Another offer is improvement of the former Batman Avenue alignment, which was outside the original Federation Square project scope. The proposal is to build up part of the old roadway into a grassed slope facing over the river. The planting scheme looks like a Balwyn backyard, but otherwise this idea has merit. However, this could be implemented without replacing the building.
Lab Architecture Studio’s design for Federation Square succeeds on many counts, but it’s not perfect; some change is appropriate. The design is also amenable to change in ways that some designers’ work is not. But one must ask, does the proposed Apple store improve Fed Square’s urban design quality?
Does it seem likely that the design will develop into an appropriate response to the site?
That’s a theoretical possibility, but requires more than evolution of the design; it requires a fundamental rethink.

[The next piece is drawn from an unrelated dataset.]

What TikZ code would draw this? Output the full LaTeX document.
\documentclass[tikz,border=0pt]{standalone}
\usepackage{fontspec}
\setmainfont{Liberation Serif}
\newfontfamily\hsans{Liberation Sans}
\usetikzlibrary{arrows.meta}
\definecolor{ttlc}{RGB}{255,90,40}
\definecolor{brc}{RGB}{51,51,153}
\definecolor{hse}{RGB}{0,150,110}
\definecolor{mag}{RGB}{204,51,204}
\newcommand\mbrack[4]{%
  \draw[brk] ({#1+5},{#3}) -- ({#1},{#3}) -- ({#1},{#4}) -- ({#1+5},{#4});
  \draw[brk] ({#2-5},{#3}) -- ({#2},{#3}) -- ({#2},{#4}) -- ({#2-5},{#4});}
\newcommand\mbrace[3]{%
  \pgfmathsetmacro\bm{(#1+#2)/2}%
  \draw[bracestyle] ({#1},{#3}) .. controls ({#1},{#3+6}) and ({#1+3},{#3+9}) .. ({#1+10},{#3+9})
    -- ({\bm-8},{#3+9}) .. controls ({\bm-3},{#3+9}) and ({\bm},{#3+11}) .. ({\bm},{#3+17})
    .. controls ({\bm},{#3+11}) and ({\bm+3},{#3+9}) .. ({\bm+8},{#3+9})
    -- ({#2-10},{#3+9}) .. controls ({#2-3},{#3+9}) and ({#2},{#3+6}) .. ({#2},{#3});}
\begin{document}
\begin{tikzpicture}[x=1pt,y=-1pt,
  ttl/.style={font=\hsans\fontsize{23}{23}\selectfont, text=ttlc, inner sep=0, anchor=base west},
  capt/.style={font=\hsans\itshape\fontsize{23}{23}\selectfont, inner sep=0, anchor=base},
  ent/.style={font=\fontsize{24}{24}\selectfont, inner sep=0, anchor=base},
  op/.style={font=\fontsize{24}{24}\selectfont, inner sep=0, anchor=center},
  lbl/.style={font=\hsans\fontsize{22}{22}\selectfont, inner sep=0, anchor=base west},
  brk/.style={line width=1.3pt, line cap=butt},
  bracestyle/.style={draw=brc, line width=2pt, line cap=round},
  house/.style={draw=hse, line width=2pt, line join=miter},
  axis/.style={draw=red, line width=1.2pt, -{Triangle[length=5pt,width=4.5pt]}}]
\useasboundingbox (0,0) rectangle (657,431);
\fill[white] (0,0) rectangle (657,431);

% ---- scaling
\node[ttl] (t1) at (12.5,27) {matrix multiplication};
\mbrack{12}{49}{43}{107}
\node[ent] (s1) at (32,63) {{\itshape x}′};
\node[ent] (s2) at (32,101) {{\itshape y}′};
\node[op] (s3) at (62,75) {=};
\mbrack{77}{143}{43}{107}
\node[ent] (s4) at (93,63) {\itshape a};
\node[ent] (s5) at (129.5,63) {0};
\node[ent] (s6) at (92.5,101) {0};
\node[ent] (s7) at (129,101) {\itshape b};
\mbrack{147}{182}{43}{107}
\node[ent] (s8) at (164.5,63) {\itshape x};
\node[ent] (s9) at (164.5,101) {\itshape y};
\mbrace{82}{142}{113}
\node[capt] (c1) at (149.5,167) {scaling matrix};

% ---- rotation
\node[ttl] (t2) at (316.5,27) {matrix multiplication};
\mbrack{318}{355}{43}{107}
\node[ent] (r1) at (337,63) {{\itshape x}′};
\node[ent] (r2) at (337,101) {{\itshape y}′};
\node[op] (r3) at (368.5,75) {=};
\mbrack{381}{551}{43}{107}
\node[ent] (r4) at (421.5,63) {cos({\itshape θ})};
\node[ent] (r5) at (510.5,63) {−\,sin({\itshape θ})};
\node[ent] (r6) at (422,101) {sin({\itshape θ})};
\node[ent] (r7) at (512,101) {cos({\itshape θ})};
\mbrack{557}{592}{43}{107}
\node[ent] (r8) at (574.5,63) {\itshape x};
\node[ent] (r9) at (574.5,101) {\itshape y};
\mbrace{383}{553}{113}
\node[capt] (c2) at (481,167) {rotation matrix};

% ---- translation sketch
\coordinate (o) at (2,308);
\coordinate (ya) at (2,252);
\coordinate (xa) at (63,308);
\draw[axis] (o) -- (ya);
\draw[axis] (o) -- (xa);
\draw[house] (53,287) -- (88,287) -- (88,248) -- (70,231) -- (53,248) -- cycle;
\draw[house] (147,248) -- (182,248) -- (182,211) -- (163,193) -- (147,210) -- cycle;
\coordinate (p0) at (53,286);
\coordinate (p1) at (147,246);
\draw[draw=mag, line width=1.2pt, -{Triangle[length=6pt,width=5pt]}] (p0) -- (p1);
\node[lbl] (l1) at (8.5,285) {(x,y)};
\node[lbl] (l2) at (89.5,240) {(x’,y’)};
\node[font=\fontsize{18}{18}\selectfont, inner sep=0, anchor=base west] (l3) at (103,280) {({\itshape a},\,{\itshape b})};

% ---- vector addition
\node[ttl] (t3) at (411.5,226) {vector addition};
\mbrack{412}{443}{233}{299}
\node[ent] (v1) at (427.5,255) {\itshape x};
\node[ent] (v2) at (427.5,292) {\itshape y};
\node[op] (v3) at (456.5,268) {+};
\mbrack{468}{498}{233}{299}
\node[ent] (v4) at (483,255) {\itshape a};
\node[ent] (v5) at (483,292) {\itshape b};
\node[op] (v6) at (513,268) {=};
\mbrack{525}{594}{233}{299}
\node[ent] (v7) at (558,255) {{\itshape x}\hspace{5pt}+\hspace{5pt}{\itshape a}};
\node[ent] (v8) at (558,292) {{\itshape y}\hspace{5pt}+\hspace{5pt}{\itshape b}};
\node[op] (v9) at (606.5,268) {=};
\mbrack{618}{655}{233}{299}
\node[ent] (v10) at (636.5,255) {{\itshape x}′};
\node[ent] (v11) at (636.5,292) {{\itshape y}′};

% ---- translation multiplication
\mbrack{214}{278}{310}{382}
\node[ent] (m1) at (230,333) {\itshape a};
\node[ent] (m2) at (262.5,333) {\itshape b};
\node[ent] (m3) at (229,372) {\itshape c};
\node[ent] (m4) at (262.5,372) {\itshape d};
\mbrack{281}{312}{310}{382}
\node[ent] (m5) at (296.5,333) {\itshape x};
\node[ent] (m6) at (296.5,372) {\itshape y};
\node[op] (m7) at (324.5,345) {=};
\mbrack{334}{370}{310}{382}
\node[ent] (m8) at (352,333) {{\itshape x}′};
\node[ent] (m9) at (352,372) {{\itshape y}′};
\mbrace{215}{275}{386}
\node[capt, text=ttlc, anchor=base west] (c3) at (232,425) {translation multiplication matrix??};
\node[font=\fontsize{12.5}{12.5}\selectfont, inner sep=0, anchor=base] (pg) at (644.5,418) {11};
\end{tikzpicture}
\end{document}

Ron Jones appeared as part of the negative team in the public debate on the topic, “The proposed Apple store will be a win for Fed Square and a win for the city.” His teammates were Rohan Leppert (City of Melbourne), Tania Davidge (Citizens for Melbourne) and Esther Anatolitis (National Association of Visual Arts). Speakers for the affirmative team were Donald Bates (Lab Architecture Studio), Jill Garner (Victorian Government Architect), Martine Letts (Committee for Melbourne) and Jonathan Tribe (Federation Square).